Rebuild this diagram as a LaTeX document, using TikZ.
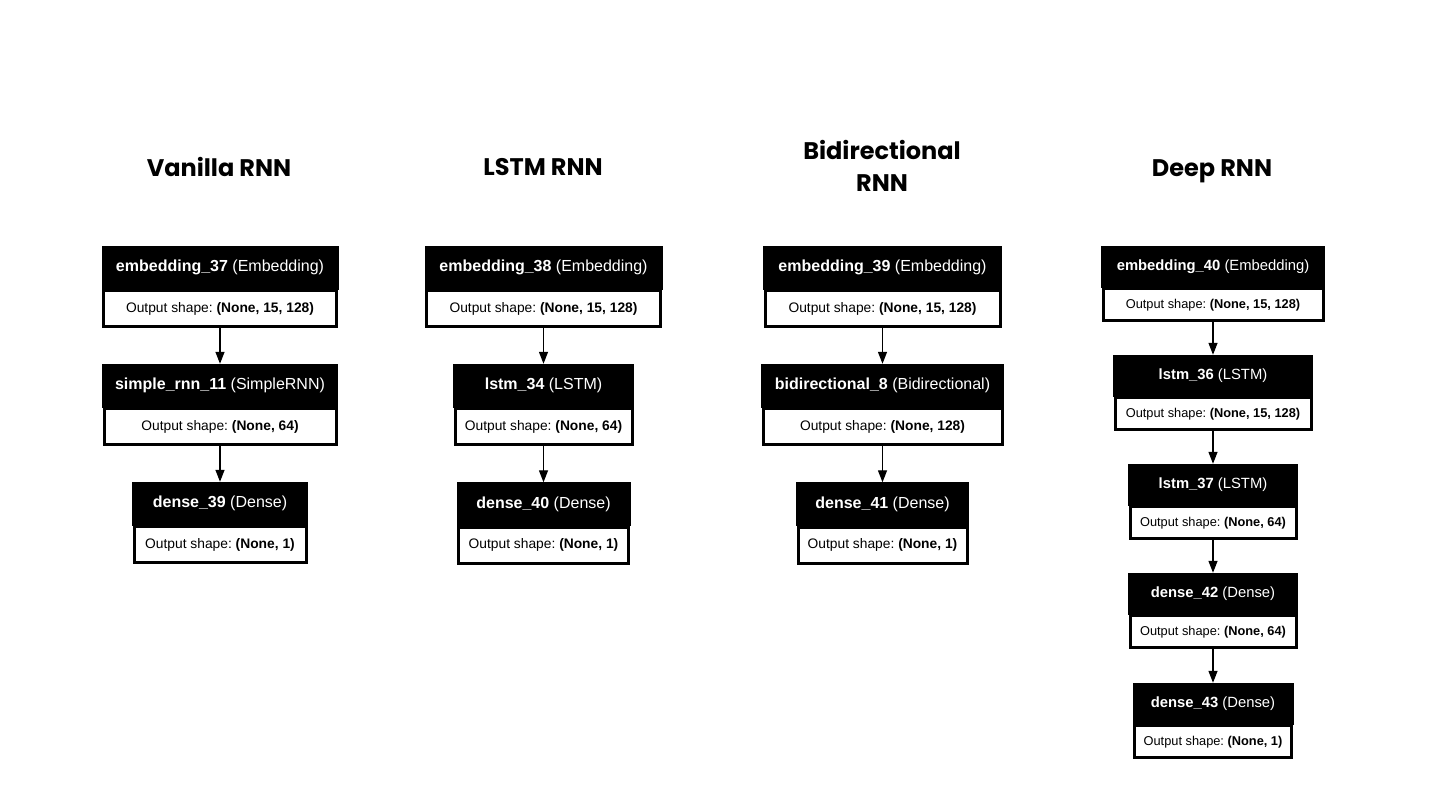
\documentclass[tikz,border=0pt]{standalone}
\usepackage{fontspec}
\setmainfont{Liberation Sans}
\newfontfamily\titlefont{Poppins}
\usetikzlibrary{positioning}
\usetikzlibrary{arrows.meta}

\tikzset{
  layerhead/.style={fill=black, draw=black, text=white, minimum height=43pt, inner sep=0pt,
    font=\fontsize{16}{19}\selectfont},
  layershape/.style={fill=white, draw=black, line width=3pt, minimum height=36pt, inner sep=0pt,
    font=\fontsize{13.8}{16}\selectfont},
  deephead/.style={layerhead, minimum height=41pt, font=\fontsize{14.8}{18}\selectfont},
  deepshape/.style={layershape, minimum height=32pt, font=\fontsize{12.8}{15}\selectfont},
  heading/.style={font=\titlefont\bfseries\fontsize{24}{32}\selectfont, align=center},
  flow/.style={-{Triangle[length=12pt,width=9pt]}, line width=1.3pt},
}
\frenchspacing

\begin{document}
\begin{tikzpicture}[x=1pt, y=-1pt]
    \fill[white] (0,0) rectangle (1440,810);
    \useasboundingbox (0,0) rectangle (1440,810);

    % titles
    \node[heading] (tvan) at (219,167) {Vanilla RNN};
    \node[heading] (tlstm) at (543,167) {LSTM RNN};
    \node[heading] (tbidir) at (882,166) {Bidirectional\\RNN};
    \node[heading] (tdeep) at (1212,171) {Deep RNN};

    % vanilla
    \node[layerhead, minimum width=236pt] (emb37) at (220,267.5) {\textbf{embedding\_37} (Embedding)};
    \node[layershape, minimum width=233pt, below=0pt of emb37] (emb37s) {Output shape: \textbf{(None, 15, 128)}};
    \node[layerhead, minimum width=235pt] (rnn11) at (220,385.5) {\textbf{simple\_rnn\_11} (SimpleRNN)};
    \node[layershape, minimum width=232pt, below=0pt of rnn11] (rnn11s) {Output shape: \textbf{(None, 64)}};
    \node[layerhead, minimum width=175pt] (dense39) at (220,503.5) {\textbf{dense\_39} (Dense)};
    \node[layershape, minimum width=172pt, below=0pt of dense39] (dense39s) {Output shape: \textbf{(None, 1)}};
    \draw[flow] (emb37s.south) -- (rnn11.north);
    \draw[flow] (rnn11s.south) -- (dense39.north);

    % lstm
    \node[layerhead, minimum width=237pt] (emb38) at (543.5,267.5) {\textbf{embedding\_38} (Embedding)};
    \node[layershape, minimum width=234pt, below=0pt of emb38] (emb38s) {Output shape: \textbf{(None, 15, 128)}};
    \node[layerhead, minimum width=180pt] (lstm34) at (543.5,385.5) {\textbf{lstm\_34} (LSTM)};
    \node[layershape, minimum width=177pt, below=0pt of lstm34] (lstm34s) {Output shape: \textbf{(None, 64)}};
    \node[layerhead, minimum width=173pt] (dense40) at (543.5,504) {\textbf{dense\_40} (Dense)};
    \node[layershape, minimum width=170pt, below=0pt of dense40] (dense40s) {Output shape: \textbf{(None, 1)}};
    \draw[flow] (emb38s.south) -- (lstm34.north);
    \draw[flow] (lstm34s.south) -- (dense40.north);

    % bidirectional
    \node[layerhead, minimum width=238pt] (emb39) at (882.5,267.5) {\textbf{embedding\_39} (Embedding)};
    \node[layershape, minimum width=235pt, below=0pt of emb39] (emb39s) {Output shape: \textbf{(None, 15, 128)}};
    \node[layerhead, minimum width=242pt] (bidir8) at (882.5,385.5) {\textbf{bidirectional\_8} (Bidirectional)};
    \node[layershape, minimum width=239pt, below=0pt of bidir8] (bidir8s) {Output shape: \textbf{(None, 128)}};
    \node[layerhead, minimum width=172pt] (dense41) at (882.5,504) {\textbf{dense\_41} (Dense)};
    \node[layershape, minimum width=169pt, below=0pt of dense41] (dense41s) {Output shape: \textbf{(None, 1)}};
    \draw[flow] (emb39s.south) -- (bidir8.north);
    \draw[flow] (bidir8s.south) -- (dense41.north);

    % deep
    \node[deephead, minimum width=223pt] (emb40) at (1213,266.5) {\textbf{embedding\_40} (Embedding)};
    \node[deepshape, minimum width=220pt, below=0pt of emb40] (emb40s) {Output shape: \textbf{(None, 15, 128)}};
    \node[deephead, minimum width=199pt] (lstm36) at (1213,375.5) {\textbf{lstm\_36} (LSTM)};
    \node[deepshape, minimum width=196pt, below=0pt of lstm36] (lstm36s) {Output shape: \textbf{(None, 15, 128)}};
    \node[deephead, minimum width=169pt] (lstm37) at (1213,484.5) {\textbf{lstm\_37} (LSTM)};
    \node[deepshape, minimum width=166pt, below=0pt of lstm37] (lstm37s) {Output shape: \textbf{(None, 64)}};
    \node[deephead, minimum width=169pt] (dense42) at (1213,593.5) {\textbf{dense\_42} (Dense)};
    \node[deepshape, minimum width=166pt, below=0pt of dense42] (dense42s) {Output shape: \textbf{(None, 64)}};
    \node[deephead, minimum width=160pt] (dense43) at (1213,703.5) {\textbf{dense\_43} (Dense)};
    \node[deepshape, minimum width=157pt, below=0pt of dense43] (dense43s) {Output shape: \textbf{(None, 1)}};
    \draw[flow] (emb40s.south) -- (lstm36.north);
    \draw[flow] (lstm36s.south) -- (lstm37.north);
    \draw[flow] (lstm37s.south) -- (dense42.north);
    \draw[flow] (dense42s.south) -- (dense43.north);
\end{tikzpicture}
\end{document}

· · · ·

*What is being asked:*
Would you reproduce the lines above, from the very first through the line containing "(rnn11s.south) -- (dense39.north);", exactly and without the pictures?

*Written solution:*
Rebuild this diagram as a LaTeX document, using TikZ.
\documentclass[tikz,border=0pt]{standalone}
\usepackage{fontspec}
\setmainfont{Liberation Sans}
\newfontfamily\titlefont{Poppins}
\usetikzlibrary{positioning}
\usetikzlibrary{arrows.meta}

\tikzset{
  layerhead/.style={fill=black, draw=black, text=white, minimum height=43pt, inner sep=0pt,
    font=\fontsize{16}{19}\selectfont},
  layershape/.style={fill=white, draw=black, line width=3pt, minimum height=36pt, inner sep=0pt,
    font=\fontsize{13.8}{16}\selectfont},
  deephead/.style={layerhead, minimum height=41pt, font=\fontsize{14.8}{18}\selectfont},
  deepshape/.style={layershape, minimum height=32pt, font=\fontsize{12.8}{15}\selectfont},
  heading/.style={font=\titlefont\bfseries\fontsize{24}{32}\selectfont, align=center},
  flow/.style={-{Triangle[length=12pt,width=9pt]}, line width=1.3pt},
}
\frenchspacing

\begin{document}
\begin{tikzpicture}[x=1pt, y=-1pt]
    \fill[white] (0,0) rectangle (1440,810);
    \useasboundingbox (0,0) rectangle (1440,810);

    % titles
    \node[heading] (tvan) at (219,167) {Vanilla RNN};
    \node[heading] (tlstm) at (543,167) {LSTM RNN};
    \node[heading] (tbidir) at (882,166) {Bidirectional\\RNN};
    \node[heading] (tdeep) at (1212,171) {Deep RNN};

    % vanilla
    \node[layerhead, minimum width=236pt] (emb37) at (220,267.5) {\textbf{embedding\_37} (Embedding)};
    \node[layershape, minimum width=233pt, below=0pt of emb37] (emb37s) {Output shape: \textbf{(None, 15, 128)}};
    \node[layerhead, minimum width=235pt] (rnn11) at (220,385.5) {\textbf{simple\_rnn\_11} (SimpleRNN)};
    \node[layershape, minimum width=232pt, below=0pt of rnn11] (rnn11s) {Output shape: \textbf{(None, 64)}};
    \node[layerhead, minimum width=175pt] (dense39) at (220,503.5) {\textbf{dense\_39} (Dense)};
    \node[layershape, minimum width=172pt, below=0pt of dense39] (dense39s) {Output shape: \textbf{(None, 1)}};
    \draw[flow] (emb37s.south) -- (rnn11.north);
    \draw[flow] (rnn11s.south) -- (dense39.north);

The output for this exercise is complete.